The OPA's emphasis on remobilization capacity drastically altered the composition of the armed forces. In 1945, there was approximately one field grade officer for every 208 enlisted personnel; by 1950, there was approximately one field grade officer for every 78 enlisted personnel. In response to that growth, Congress passed the Officer Grade Limitation Act (OGLA) in 1954, which established grade tables for the Army, Marine Corps, Navy, and Air Force, limiting the percentage of officers who could serve in the rank of major (and naval equivalent) and above. The OGLA also limited the number of voluntary retirements of senior officers at the 20-year mark out of concerns that there would be an exodus of officers once they met minimum retirement eligibility criteria. The retirement limitations were later repealed because of the military's assurance to Congress that the majority of career officers would elect to serve until they reached the 30-year mark.

===Consolidation into DOPMA===
By the 1970s, Congress desired to consolidate the OPA and the OGLA as well as clarify other legislation governing officer management. The DOPMA, introduced by Senator Sam Nunn, combined many of the provisions of both the OPA and the OGLA. The DOPMA established a "sliding scale" grade table, which authorized a relatively higher number of field grade officers during periods of personnel reductions. That makes promotion opportunities increase significantly during times of growth but decrease more slightly during drawdowns.

==Rules governing promotion==
The DOPMA "system" generally provides two opportunities to advance to the next rank. Officers typically will go before selection boards in cohorts based on the year they were commissioned. The majority of officers are promoted "in zone" (or in "primary zone"); officers not selected will go before the next board, typically held a year later; officers selected for promotion at this second board are considered to have been promoted "above zone." Officers who are not selected for promotion "above zone" (i.e., who are denied promotion by two consecutive boards) are required to separate from the service; retire if eligible; or, by exception, continue to serve until retirement in their current grade but never again be considered for promotion. At the discretion of the services, a small number of promotions may go to exceptional officers ("below zone") who are promoted one or two years ahead of their cohort.

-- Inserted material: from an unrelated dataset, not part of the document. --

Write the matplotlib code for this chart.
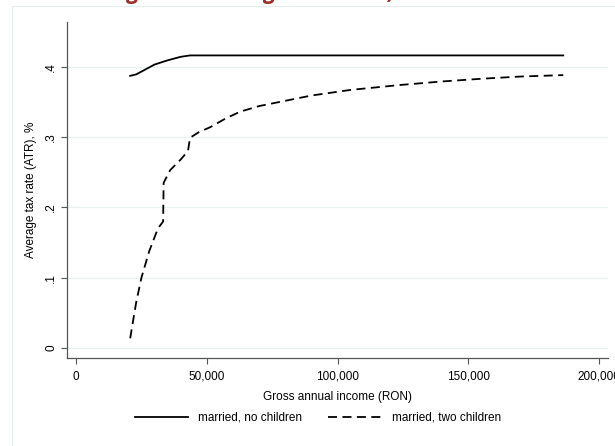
import matplotlib
matplotlib.use('Agg')
import matplotlib.pyplot as plt
from matplotlib.patches import Rectangle
from matplotlib.ticker import FuncFormatter

plt.rcParams['font.family'] = ['Liberation Sans', 'DejaVu Sans']
plt.rcParams['font.size'] = 8.5

# gross annual income (RON) and average tax rate
inc_single = [20700, 23000, 26000, 30000, 35000, 40000, 43600, 186300]
atr_single = [0.387, 0.389, 0.395, 0.403, 0.409, 0.414, 0.416, 0.416]

inc_kids = [20700, 23000, 25000, 28000, 31300, 33300, 33500, 36000, 40000,
            42800, 43600, 47000, 51300, 57000, 62700, 70000, 78000, 90000,
            105000, 124000, 140000, 155700, 170000, 186300]
atr_kids = [0.014, 0.065, 0.100, 0.138, 0.170, 0.180, 0.235, 0.253, 0.268,
            0.280, 0.299, 0.307, 0.314, 0.326, 0.336, 0.344, 0.350, 0.359,
            0.367, 0.374, 0.379, 0.383, 0.386, 0.388]

xticks = [0, 50000, 100000, 150000, 200000]
yticks = [0, 0.1, 0.2, 0.3, 0.4]
ytick_labels = ['0', '.1', '.2', '.3', '.4']

fig = plt.figure(figsize=(6.15, 4.46), dpi=100)
ax = fig.add_axes([0.109, 0.197, 0.880, 0.754])

# faint graph-region outline
fig.patches.append(Rectangle((12 / 615, -0.01), 1.0, 1 - 6 / 446 + 0.01,
                             transform=fig.transFigure, fill=False,
                             edgecolor='#e3eded', lw=0.8))

ax.plot(inc_single, atr_single, color='black', lw=1.3, label='married, no children')
ax.plot(inc_kids, atr_kids, color='black', lw=1.3, dashes=(5, 3),
        label='married, two children')

ax.set_xlim(-3440, 203500)
ax.set_ylim(-0.0142, 0.4637)
ax.set_xticks(xticks)
ax.xaxis.set_major_formatter(FuncFormatter(lambda v, p: f'{int(v):,}'))
ax.set_yticks(yticks)
ax.set_yticklabels(ytick_labels, rotation=90, va='center')
ax.grid(axis='y', color='#eaf2f3', lw=0.9)
ax.set_axisbelow(True)

for s in ['top', 'right']:
    ax.spines[s].set_visible(False)
for s in ['left', 'bottom']:
    ax.spines[s].set_color('#555555')
    ax.spines[s].set_linewidth(0.9)
ax.tick_params(direction='out', length=4, width=0.8, color='#555555', pad=5)
ax.tick_params(axis='y', pad=3)

ax.set_xlabel('Gross annual income (RON)', labelpad=6)
ax.set_ylabel('Average tax rate (ATR), %')
ax.yaxis.set_label_coords(-0.055, 0.5)

fig.legend(loc='center', bbox_to_anchor=(0.517, 1 - 418 / 446), ncol=2,
           frameon=False, handlelength=4.5, handletextpad=0.85,
           columnspacing=2.2)

# title mostly cut off at the top edge of the page
fig.text(0.49, 1 + 1.5 / 446, 'Figure 3: Average tax rates, Romania',
         ha='center', va='baseline', color='#9e2f2c', fontsize=16,
         fontweight='bold', fontstyle='italic', family=['Open Sans', 'DejaVu Sans'])

fig.savefig('out.png', dpi=100)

Congress desired "due course" officers (those selected in the primary zone) to be promoted within set windows based on time served in the current grade and cumulative years of service. While not specified in the DOPMA, Department of Defense policy established targets for selection to the next grade as a percentage from the surviving cohort. Desired promotion rates and reporting requirements of service board results are regularly published by Department of Defense. Current promotion guidelines are as follows:

| Promotion to: | Promotion conditions: | Minimum time in previous grade: | Target selection rate: |
|---|---|---|---|
| First lieutenant/Lieutenant (junior grade)/(1LT/1stLt/1st Lt/LTJG) | 1.5 to 2 years of service | 18 months | All Fully Qualified |
| Captain/Lieutenant / (CPT/Capt/LT) | 3.5 to 4 years of service | 2 years | 95% |
| Major/Lieutenant commander / (MAJ/Maj/LCDR) | 9 to 11 years of service | 3 years | 80% |
| Lieutenant colonel/Commander / (LTC/LtCol/Lt Col/CDR) | 15 to 17 years of service | 3 years | 70% |
| Colonel/Captain / (COL/Col/CAPT) | 21 to 23 years of service | 3 years | 50% |

The DOPMA was designed to apply to "line" officers and made specific exceptions for military lawyers, doctors, nurses, and other professionals. Such officers tend to be managed in significantly different ways, based on custom requirements.

==Consequences of enactment==
The DOPMA's attempt to balance competing personnel objectives resulted in mixed success. The DOPMA achieved Congressional goals to create uniform promotion outcomes, standardized career lengths across the services, and regulated the number of senior officers as a proportion of the force. It also created reasonable and predictable expectations of when an officer would be eligible for promotion. However, it also had unintended effects. The legislation has been criticized for creating a system that results in high turnover, frequent moves, and relatively short careers. Some of the assumptions underlying DOPMA have proven false. For example, the services' prediction that most career officers would elect a 30-year career was more optimistic than reality. By 1990 the average officer retired after 24 years of service at the age of 46. DOPMA has also proven difficult to implement. Since its inception, the services have repeatedly sought suspension of key provisions of DOPMA grade tables to manage drawdowns and force increases.

Others feel that changing conditions since enactment of the legislation require reform.
While the promotion system is predictable, it allows the services little flexibility to reward and manage its top performers. According to author and economist Tim Kane, DOPMA is "the root of all evil in this ecosystem" and binds the military into a system that honors seniority over individual merit. Kane argues that the resultant inflexibility causes tremendous attrition in the officer corps since officers have little control over their careers, but it has persisted despite numerous efforts towards reform. Perhaps the most controversial provision is the "up or out" policy. Even Nunn, the sponsor of the bill, argued that it was needlessly expensive to force officers through the ranks and to rid others unnecessarily. However, the Department of Defense and the House insisted on those provisions being included. Other changes to the DOPMA that have been recommended to Congress include adoption of an "up or stay" personnel policy, greater use of warrant officers, and decreasing the number of officer skills managed in the "line" category.

DOPMA also removed the distinction between Regular and Reserve commission types on active duty. Regular officers no longer had tenure and were subject to future Reduction in Force (RIF) ejections from active duty. However, previously commissioned Regular officers who resigned their commissions before retirement still faced the numerous penalties for resigning: ineligibility to fill any government job for 180 days after leaving the service, requirement to accept an indefinite Reserve commission, etc. Reserve officers on active duty simply requested release from active duty with no penalties.